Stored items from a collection
=======
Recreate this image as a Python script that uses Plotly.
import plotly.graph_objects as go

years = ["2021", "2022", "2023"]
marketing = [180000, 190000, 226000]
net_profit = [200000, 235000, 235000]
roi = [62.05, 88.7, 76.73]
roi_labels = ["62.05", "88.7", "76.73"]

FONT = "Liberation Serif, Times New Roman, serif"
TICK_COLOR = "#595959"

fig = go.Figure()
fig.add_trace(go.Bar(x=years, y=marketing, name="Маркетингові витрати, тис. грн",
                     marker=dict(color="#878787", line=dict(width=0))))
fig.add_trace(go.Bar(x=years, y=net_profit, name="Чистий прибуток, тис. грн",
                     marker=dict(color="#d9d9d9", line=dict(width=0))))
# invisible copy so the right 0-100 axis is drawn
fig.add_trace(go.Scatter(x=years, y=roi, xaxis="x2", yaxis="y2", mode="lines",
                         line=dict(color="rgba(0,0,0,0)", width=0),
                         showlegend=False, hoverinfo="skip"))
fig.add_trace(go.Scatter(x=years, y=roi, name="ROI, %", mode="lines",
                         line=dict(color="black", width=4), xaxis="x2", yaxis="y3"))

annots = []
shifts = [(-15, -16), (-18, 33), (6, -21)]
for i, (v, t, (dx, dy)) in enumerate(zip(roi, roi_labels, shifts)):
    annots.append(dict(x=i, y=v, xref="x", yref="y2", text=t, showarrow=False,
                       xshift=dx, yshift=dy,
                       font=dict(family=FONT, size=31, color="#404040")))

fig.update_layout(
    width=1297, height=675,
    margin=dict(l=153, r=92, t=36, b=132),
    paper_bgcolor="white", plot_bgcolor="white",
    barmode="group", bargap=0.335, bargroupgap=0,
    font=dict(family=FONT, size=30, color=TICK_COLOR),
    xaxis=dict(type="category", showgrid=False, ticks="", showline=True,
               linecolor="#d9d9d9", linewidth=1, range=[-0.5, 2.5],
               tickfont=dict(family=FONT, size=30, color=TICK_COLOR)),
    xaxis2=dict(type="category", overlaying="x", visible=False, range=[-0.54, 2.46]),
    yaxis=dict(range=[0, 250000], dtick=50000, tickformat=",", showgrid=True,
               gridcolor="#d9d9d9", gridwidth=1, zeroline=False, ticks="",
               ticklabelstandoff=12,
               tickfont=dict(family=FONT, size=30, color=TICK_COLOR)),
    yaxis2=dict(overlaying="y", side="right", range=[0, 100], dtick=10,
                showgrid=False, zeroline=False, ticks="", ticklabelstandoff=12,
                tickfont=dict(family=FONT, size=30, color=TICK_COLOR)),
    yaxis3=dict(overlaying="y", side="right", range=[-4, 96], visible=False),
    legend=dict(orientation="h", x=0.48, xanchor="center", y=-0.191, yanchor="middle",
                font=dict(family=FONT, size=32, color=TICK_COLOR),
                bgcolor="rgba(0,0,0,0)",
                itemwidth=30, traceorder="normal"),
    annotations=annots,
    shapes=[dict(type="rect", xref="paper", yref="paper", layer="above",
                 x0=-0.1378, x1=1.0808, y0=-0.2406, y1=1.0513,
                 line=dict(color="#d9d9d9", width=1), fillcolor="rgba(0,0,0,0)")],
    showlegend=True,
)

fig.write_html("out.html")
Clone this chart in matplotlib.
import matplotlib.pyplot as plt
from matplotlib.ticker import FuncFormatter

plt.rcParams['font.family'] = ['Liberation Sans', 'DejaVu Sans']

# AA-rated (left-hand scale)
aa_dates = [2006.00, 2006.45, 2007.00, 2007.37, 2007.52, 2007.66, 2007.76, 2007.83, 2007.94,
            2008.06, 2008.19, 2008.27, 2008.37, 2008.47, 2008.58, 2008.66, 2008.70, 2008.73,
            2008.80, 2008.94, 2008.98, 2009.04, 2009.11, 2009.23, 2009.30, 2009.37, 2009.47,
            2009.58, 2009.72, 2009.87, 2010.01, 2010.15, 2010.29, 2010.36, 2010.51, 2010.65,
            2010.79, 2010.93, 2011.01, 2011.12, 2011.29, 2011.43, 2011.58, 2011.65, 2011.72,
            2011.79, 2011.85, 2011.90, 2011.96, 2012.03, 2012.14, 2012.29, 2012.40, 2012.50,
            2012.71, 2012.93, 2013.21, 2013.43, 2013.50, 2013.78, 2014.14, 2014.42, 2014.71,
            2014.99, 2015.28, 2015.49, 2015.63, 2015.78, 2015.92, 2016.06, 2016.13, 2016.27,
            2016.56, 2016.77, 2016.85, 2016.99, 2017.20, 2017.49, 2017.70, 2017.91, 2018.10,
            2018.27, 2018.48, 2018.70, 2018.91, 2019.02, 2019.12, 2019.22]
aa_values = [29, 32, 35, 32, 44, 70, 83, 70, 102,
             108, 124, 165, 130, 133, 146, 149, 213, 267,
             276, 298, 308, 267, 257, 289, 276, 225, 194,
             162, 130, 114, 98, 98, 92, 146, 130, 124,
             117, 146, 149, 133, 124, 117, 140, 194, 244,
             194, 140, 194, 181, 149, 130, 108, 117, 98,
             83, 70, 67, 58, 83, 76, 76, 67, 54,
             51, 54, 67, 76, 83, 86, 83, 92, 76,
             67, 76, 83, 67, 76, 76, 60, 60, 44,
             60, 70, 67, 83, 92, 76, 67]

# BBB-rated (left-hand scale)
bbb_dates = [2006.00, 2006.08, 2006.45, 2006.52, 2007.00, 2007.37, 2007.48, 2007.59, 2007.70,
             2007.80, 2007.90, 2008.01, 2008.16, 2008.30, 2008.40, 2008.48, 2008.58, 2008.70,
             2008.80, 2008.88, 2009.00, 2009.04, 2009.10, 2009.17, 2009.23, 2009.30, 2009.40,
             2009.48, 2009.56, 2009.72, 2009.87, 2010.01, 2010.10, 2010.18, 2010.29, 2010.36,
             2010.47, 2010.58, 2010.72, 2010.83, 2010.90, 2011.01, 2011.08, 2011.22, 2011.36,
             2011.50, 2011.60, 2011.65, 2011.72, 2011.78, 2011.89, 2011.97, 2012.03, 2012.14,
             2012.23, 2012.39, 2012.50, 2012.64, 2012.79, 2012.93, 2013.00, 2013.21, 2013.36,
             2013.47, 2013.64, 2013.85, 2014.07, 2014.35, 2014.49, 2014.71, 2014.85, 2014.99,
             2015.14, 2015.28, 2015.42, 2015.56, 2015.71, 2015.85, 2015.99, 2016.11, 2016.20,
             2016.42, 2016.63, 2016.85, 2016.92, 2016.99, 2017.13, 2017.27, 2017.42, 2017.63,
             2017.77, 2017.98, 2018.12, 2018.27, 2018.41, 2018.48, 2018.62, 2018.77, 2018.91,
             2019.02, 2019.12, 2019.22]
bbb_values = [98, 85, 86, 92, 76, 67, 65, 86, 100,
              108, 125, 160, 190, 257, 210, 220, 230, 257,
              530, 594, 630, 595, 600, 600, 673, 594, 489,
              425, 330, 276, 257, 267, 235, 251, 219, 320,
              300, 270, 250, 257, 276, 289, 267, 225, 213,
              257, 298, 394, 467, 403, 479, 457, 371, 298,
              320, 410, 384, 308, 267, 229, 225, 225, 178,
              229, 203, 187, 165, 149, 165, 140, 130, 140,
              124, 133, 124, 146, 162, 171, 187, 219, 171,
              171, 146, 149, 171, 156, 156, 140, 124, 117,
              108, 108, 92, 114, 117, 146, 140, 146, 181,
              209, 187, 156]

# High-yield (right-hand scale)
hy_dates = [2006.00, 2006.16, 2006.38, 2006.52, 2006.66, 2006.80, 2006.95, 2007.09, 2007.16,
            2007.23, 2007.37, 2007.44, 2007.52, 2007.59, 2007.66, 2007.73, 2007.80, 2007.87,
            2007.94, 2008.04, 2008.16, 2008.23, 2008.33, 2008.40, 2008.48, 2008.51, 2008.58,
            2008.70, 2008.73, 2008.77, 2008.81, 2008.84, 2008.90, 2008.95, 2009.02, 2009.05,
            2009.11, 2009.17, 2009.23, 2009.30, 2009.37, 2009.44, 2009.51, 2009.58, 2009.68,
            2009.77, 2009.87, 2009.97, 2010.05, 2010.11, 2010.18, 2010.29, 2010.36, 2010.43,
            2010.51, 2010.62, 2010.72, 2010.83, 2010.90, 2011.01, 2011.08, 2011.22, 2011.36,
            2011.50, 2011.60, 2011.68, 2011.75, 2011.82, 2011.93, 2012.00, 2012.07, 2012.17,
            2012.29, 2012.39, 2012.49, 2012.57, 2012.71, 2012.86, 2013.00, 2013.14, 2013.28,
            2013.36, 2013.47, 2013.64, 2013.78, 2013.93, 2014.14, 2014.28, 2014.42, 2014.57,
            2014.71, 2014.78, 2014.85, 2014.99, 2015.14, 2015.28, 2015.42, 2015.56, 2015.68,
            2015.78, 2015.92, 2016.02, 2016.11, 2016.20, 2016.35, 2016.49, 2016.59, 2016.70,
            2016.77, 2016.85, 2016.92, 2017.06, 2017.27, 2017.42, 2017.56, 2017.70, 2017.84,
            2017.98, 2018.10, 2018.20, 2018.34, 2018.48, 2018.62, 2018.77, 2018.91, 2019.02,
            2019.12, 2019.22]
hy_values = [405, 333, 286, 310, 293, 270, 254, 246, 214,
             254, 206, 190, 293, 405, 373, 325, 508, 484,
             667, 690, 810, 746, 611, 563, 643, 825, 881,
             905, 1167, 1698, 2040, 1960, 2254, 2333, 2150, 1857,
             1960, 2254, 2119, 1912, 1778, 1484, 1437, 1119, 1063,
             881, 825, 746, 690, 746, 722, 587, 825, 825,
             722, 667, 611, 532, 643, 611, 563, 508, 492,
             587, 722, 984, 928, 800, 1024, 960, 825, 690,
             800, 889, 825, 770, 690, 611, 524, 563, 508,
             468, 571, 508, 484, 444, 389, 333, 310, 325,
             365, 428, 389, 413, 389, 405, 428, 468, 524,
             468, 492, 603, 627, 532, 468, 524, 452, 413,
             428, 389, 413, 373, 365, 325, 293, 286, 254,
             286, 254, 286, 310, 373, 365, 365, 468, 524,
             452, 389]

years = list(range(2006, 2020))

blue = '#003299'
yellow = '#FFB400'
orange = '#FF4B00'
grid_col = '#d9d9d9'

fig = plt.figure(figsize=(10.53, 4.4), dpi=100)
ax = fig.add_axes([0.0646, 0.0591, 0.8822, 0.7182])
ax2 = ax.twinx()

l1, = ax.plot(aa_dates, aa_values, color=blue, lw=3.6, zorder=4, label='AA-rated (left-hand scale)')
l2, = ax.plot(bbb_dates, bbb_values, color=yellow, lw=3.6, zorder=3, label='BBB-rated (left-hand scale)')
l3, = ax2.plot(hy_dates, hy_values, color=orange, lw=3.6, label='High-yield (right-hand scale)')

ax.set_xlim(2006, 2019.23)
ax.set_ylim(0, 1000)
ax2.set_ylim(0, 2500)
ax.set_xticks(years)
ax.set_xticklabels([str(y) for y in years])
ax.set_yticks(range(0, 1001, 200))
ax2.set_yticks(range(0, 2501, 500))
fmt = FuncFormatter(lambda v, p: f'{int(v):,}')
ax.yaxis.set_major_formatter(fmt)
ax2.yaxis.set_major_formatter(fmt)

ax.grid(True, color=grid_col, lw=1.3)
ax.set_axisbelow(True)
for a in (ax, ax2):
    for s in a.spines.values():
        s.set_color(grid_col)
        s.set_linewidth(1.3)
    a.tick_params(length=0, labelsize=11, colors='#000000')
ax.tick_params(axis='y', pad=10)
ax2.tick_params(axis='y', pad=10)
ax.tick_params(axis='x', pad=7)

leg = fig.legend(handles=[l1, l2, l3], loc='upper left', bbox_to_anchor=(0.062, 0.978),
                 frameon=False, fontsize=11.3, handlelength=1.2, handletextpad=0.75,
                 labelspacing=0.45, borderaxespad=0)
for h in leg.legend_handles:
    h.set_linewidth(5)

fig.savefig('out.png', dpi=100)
=======
EXERCISE TASK:
Everything from the line that contains "Clone this chart in matplotlib." through the line that contains "plt.rcParams['font.family'] = ['Liberation" is to be transcribed exactly, and nothing outside that range.

FINAL ANSWER:
Clone this chart in matplotlib.
import matplotlib.pyplot as plt
from matplotlib.ticker import FuncFormatter

plt.rcParams['font.family'] = ['Liberation Sans', 'DejaVu Sans']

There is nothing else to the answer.